■ **What you are asked to do**: Check each line for the word "page" and give how many have it. Say nothing else.

■ **Data**:
□ □ □ □ □ □ □

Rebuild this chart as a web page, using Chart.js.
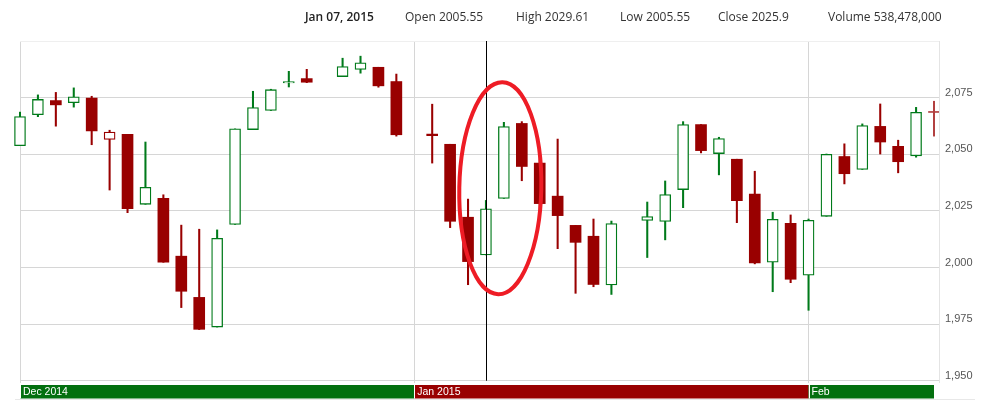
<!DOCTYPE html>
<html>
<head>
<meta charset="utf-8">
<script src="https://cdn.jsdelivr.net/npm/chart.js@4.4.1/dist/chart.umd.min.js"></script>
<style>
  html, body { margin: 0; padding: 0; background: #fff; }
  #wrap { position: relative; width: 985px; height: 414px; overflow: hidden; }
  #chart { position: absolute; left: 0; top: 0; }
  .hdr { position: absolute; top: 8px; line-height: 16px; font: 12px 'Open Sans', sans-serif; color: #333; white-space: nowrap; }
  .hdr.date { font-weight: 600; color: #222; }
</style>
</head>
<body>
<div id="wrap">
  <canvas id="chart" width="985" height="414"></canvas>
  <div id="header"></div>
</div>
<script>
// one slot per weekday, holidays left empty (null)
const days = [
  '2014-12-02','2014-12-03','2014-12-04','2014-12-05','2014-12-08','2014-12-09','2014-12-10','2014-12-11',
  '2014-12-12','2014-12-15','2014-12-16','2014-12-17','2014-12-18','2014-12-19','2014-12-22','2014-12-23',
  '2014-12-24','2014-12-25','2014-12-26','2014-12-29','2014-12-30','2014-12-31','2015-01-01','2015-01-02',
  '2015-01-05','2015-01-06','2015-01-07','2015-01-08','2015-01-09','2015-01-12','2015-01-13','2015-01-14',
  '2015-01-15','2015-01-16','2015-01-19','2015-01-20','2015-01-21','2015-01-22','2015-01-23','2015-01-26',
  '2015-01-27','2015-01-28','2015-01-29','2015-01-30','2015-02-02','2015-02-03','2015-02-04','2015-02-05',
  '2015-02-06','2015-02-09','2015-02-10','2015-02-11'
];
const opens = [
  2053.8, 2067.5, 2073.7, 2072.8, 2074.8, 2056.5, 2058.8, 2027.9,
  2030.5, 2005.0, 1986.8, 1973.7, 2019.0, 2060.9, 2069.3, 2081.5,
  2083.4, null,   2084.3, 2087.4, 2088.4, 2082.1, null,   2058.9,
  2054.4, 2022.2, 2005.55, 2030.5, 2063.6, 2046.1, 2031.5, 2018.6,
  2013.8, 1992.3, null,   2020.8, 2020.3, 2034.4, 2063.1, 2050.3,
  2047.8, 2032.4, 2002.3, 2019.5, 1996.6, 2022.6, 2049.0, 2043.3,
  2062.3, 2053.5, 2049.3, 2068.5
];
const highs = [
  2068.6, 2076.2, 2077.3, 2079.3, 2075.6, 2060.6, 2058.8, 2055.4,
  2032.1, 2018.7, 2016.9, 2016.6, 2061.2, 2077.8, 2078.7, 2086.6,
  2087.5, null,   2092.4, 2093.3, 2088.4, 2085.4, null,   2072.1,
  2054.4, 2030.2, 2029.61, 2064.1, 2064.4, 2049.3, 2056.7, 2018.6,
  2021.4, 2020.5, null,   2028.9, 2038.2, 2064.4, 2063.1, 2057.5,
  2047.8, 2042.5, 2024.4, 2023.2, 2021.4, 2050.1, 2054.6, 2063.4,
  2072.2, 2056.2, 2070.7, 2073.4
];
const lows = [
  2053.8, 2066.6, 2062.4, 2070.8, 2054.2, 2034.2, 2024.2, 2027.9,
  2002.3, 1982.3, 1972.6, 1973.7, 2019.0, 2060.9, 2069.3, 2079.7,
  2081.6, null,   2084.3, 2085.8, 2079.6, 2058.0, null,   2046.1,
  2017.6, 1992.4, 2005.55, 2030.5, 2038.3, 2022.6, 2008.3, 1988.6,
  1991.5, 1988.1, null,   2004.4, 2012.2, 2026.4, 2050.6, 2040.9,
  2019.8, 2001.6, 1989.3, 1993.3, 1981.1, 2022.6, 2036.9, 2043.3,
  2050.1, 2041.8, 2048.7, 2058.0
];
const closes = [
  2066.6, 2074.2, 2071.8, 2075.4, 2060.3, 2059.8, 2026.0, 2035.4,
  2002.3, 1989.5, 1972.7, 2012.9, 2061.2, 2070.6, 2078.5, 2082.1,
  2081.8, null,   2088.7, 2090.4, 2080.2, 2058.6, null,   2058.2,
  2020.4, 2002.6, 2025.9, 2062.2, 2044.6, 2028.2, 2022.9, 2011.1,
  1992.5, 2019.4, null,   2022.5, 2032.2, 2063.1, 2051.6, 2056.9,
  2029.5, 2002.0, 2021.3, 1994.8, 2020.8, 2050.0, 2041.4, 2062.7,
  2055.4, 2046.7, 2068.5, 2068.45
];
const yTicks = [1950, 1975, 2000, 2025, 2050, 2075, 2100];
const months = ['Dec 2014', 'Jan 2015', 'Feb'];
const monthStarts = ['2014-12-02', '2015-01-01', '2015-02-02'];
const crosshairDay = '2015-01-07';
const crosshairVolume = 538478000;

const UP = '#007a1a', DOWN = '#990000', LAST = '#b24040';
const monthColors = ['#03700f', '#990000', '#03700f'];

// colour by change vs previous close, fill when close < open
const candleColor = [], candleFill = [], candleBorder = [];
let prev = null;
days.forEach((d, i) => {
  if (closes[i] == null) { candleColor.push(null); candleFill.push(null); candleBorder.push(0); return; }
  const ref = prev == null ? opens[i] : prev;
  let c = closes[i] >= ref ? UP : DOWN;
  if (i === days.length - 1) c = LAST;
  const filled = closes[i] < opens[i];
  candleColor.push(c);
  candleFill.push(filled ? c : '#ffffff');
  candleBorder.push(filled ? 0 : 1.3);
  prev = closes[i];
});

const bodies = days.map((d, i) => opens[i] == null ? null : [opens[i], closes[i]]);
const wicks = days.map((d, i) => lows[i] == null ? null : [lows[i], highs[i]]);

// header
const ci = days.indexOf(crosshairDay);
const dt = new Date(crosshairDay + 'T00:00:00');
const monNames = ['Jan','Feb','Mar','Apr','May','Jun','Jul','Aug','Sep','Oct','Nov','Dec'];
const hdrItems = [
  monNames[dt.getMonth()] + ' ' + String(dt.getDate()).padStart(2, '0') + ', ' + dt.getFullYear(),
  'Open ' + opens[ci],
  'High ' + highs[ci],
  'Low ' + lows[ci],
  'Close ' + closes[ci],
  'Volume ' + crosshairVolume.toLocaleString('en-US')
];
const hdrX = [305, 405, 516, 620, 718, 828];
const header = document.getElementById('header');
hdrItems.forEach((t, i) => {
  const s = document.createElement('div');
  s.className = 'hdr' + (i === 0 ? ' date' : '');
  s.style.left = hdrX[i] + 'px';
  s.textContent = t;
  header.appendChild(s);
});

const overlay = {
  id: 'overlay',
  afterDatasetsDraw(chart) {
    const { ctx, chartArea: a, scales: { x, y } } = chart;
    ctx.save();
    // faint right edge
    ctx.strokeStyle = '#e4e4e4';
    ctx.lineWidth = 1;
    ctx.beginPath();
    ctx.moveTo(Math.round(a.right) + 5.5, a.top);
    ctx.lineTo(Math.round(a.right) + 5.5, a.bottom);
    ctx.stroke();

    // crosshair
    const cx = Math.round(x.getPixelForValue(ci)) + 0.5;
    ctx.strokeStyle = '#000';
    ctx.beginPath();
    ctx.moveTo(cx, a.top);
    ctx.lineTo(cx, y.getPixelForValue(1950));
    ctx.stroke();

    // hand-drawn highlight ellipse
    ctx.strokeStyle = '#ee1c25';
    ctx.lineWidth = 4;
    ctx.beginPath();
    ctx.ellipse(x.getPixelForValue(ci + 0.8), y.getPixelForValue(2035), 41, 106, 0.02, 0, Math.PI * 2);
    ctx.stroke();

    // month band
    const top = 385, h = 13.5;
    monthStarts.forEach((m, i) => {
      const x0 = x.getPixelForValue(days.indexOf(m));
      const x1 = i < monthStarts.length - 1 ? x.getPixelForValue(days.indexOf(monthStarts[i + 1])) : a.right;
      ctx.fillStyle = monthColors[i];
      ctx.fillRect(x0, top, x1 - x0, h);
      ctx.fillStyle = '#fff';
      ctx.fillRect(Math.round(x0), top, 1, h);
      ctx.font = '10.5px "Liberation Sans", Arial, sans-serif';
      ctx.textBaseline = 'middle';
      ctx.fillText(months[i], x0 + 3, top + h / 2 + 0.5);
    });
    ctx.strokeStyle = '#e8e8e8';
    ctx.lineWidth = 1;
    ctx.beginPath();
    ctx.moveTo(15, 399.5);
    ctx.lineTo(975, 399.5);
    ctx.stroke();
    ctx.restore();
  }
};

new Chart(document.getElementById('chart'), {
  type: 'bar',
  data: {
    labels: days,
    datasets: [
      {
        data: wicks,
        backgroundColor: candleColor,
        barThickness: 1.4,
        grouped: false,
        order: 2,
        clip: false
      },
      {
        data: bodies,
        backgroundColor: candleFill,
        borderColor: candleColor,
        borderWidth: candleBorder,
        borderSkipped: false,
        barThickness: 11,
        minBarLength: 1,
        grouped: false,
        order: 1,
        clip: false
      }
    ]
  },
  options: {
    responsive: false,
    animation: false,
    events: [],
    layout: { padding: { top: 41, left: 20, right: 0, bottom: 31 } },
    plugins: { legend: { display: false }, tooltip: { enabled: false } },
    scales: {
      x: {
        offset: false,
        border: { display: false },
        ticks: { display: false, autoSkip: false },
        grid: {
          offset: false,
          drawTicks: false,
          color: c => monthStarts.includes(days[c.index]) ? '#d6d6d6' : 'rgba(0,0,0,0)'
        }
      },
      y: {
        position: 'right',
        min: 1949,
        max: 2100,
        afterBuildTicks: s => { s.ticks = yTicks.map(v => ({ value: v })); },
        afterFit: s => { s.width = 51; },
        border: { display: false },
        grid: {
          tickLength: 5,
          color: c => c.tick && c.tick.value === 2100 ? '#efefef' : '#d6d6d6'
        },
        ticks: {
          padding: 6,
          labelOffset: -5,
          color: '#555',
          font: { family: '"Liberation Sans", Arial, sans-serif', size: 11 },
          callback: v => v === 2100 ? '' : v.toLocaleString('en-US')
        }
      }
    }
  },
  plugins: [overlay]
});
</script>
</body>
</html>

□ □ □ □ □ □ □

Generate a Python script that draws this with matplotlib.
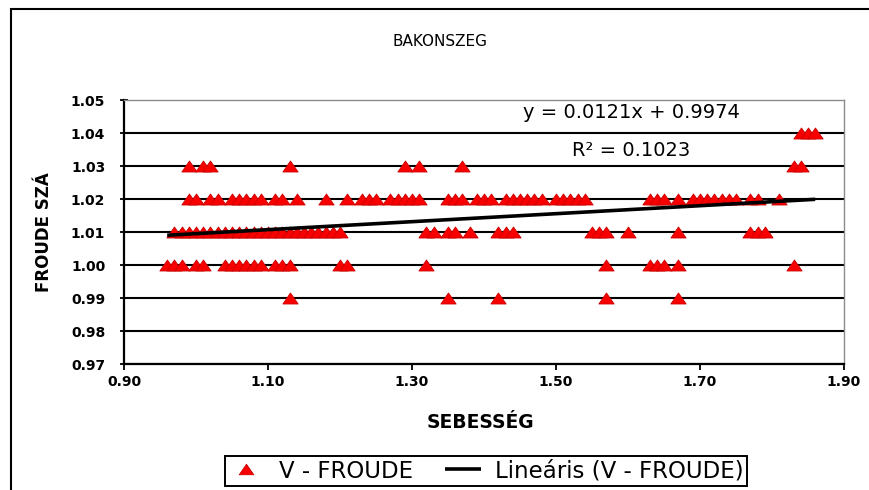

□ □ □ □ □ □ □

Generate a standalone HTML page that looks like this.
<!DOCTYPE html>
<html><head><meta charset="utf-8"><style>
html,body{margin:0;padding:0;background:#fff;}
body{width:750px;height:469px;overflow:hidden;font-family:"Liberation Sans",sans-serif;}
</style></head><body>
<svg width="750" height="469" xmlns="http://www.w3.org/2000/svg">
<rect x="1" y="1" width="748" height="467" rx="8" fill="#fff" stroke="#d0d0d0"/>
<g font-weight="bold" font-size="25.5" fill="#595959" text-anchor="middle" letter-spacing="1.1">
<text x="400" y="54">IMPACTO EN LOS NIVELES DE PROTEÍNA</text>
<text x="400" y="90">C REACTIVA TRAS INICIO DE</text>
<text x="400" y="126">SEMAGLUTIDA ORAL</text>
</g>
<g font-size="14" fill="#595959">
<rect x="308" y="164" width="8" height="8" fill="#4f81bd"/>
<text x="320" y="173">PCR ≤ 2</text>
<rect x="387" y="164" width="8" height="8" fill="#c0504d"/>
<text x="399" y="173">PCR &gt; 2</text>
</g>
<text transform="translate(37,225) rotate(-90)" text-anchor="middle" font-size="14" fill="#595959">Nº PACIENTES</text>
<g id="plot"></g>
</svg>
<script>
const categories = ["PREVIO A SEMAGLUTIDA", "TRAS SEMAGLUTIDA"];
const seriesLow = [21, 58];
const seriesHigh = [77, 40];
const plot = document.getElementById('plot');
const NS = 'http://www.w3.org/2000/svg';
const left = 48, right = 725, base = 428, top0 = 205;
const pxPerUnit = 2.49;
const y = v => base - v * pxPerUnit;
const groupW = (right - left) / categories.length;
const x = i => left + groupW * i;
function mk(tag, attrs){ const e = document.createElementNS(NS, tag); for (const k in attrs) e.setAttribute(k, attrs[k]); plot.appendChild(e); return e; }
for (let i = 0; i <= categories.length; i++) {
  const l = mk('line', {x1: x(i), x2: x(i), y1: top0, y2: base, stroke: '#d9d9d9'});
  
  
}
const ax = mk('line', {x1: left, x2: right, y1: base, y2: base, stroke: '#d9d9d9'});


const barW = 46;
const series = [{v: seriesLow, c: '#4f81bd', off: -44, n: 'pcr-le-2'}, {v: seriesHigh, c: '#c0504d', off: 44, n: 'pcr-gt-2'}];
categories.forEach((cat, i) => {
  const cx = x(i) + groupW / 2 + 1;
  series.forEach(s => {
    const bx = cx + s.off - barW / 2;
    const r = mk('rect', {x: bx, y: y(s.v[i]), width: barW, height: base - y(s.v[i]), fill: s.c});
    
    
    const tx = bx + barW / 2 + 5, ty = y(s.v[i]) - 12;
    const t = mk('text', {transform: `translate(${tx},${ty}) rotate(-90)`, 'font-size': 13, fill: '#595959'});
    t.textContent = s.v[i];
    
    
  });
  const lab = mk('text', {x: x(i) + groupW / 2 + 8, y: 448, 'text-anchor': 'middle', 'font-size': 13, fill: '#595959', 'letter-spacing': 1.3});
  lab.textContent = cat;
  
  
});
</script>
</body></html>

□ □ □ □ □ □ □

■ **Answer in full**: 2